The report found that 44 of the 100 IT directors questioned use live customer information to test applications.
Such an action counts as 'using data for purposes other than those for which it was collected' and risks prosecution under the Data Protection Act.
As well as the legal implications, using live data also risks information being leaked to malicious sources.
"While 83 per cent of those surveyed are using non-disclosure agreements to control data usage when outsourcing, a lot of the time this doesn't mean anything to the outsourcers as it can be tough to communicate legal jargon to employees," said a Compuware spokesman.
"Selling confidential data can also pay a lot more than employees would normally earn in a month, so compared to the relatively small risk of being caught and prosecuted, a non-disclosure agreement is not going to mean very much."
Despite the Data Protection Act being passed in 1998, some 48 per cent of senior IT decision makers admitted to being only "vaguely familiar" with the legislation.
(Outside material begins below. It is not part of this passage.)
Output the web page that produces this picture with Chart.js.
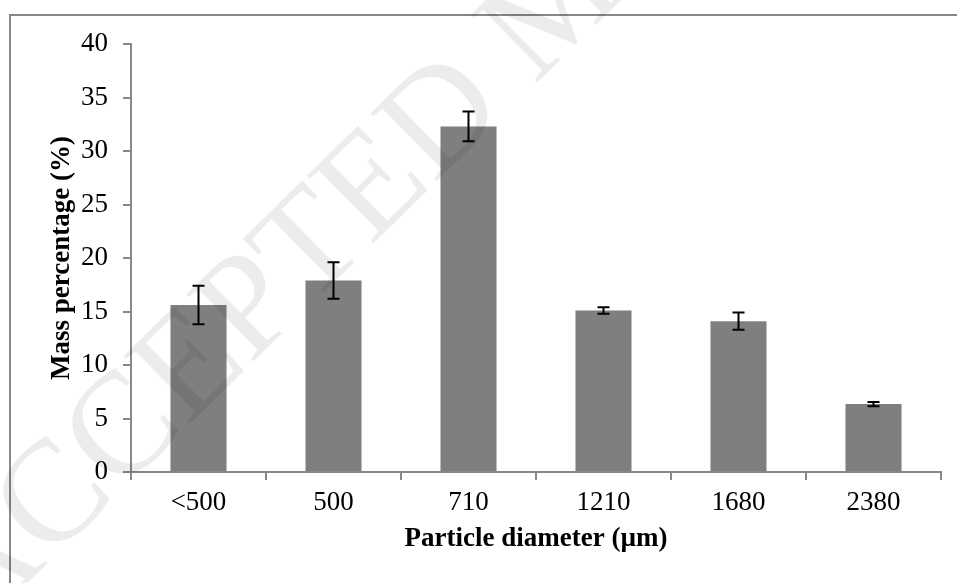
<!DOCTYPE html>
<html>
<head>
<meta charset="utf-8">
<script src="https://cdn.jsdelivr.net/npm/chart.js@4"></script>
<style>
  html, body { margin: 0; padding: 0; background: #fff; }
  #wrap { width: 957px; height: 583px; position: relative; }
</style>
</head>
<body>
<div id="wrap"><canvas id="chart"></canvas></div>
<script>
// data
const categories = ['<500', '500', '710', '1210', '1680', '2380'];
const massPercent = [15.6, 17.9, 32.3, 15.1, 14.1, 6.35];
const errors = [1.8, 1.7, 1.4, 0.3, 0.8, 0.2];
const yTicks = [0, 5, 10, 15, 20, 25, 30, 35, 40];

const axisGrey = '#888888';
const serif = '"Liberation Serif", "Times New Roman", serif';

// grey frame around the figure
const framePlugin = {
    id: 'frame',
    beforeDraw(chart) {
        const ctx = chart.ctx;
        ctx.save();
        ctx.strokeStyle = axisGrey;
        ctx.lineWidth = 2;
        ctx.strokeRect(10, 15, chart.width + 20, chart.height + 20);
        ctx.restore();
    }
};

// error bars drawn through the scales
const errorBarPlugin = {
    id: 'errorBars',
    afterDatasetsDraw(chart) {
        const ctx = chart.ctx;
        const x = chart.scales.x;
        const y = chart.scales.y;
        ctx.save();
        ctx.strokeStyle = '#000';
        ctx.lineWidth = 2;
        massPercent.forEach((v, i) => {
            const px = x.getPixelForValue(i);
            const top = y.getPixelForValue(v + errors[i]);
            const bot = y.getPixelForValue(v - errors[i]);
            ctx.beginPath();
            ctx.moveTo(px, top); ctx.lineTo(px, bot);
            ctx.moveTo(px - 6, top); ctx.lineTo(px + 6, top);
            ctx.moveTo(px - 6, bot); ctx.lineTo(px + 6, bot);
            ctx.stroke();
        });
        ctx.restore();
    }
};

// faint manuscript watermark over the chart
const watermarkPlugin = {
    id: 'watermark',
    afterDraw(chart) {
        const ctx = chart.ctx;
        ctx.save();
        ctx.translate(-26, 636);
        ctx.rotate(-44.5 * Math.PI / 180);
        ctx.font = '145px ' + serif;
        ctx.fillStyle = 'rgba(0,0,0,0.075)';
        ctx.fillText('ACCEPTED MANUSCRIPT', 0, 0);
        ctx.restore();
    }
};

const ctx = document.getElementById('chart').getContext('2d');
new Chart(ctx, {
    type: 'bar',
    data: {
        labels: categories,
        datasets: [{
            data: massPercent,
            backgroundColor: '#7f7f7f',
            categoryPercentage: 1,
            barPercentage: 0.415
        }]
    },
    options: {
        responsive: true,
        maintainAspectRatio: false,
        animation: false,
        layout: { padding: { left: 0, right: 16, top: 44, bottom: 0 } },
        plugins: {
            legend: { display: false },
            tooltip: { enabled: false }
        },
        scales: {
            x: {
                afterFit: (scale) => { scale.height = 111; },
                grid: { drawOnChartArea: false, tickLength: 8, color: axisGrey, lineWidth: 2 },
                border: { color: axisGrey, width: 2 },
                ticks: {
                    color: '#000',
                    padding: 7,
                    font: { family: serif, size: 27 }
                },
                title: {
                    display: true,
                    text: 'Particle diameter (µm)',
                    color: '#000',
                    padding: { top: 0, bottom: 28 },
                    font: { family: serif, size: 27, weight: 'bold' }
                }
            },
            y: {
                min: 0,
                max: 40,
                afterFit: (scale) => { scale.width = 131; },
                afterBuildTicks: (scale) => { scale.ticks = yTicks.map(v => ({ value: v })); },
                grid: { drawOnChartArea: false, tickLength: 8, color: axisGrey, lineWidth: 2 },
                border: { color: axisGrey, width: 2 },
                ticks: {
                    color: '#000',
                    padding: 15,
                    font: { family: serif, size: 27 }
                },
                title: {
                    display: true,
                    text: 'Mass percentage (%)',
                    color: '#000',
                    padding: { top: 46, bottom: 0 },
                    font: { family: serif, size: 27, weight: 'bold' }
                }
            }
        }
    },
    plugins: [framePlugin, errorBarPlugin, watermarkPlugin]
});
</script>
</body>
</html>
"Companies have had plenty of time to understand and implement robust data privacy measures since the Act was introduced eight years ago," said Ian Clarke, worldwide enterprise director at Compuware.
"Unless they have rigorous procedures in place, they run the risk of live data being leaked to third parties. This can have severe repercussions on customer confidence and company reputation, and will ultimately affect the bottom line."
Clarke pointed to laws in the US that force organisations publicly to d isclose when customer data has been leaked, and said that he expected similar legislation to follow in the UK at some point.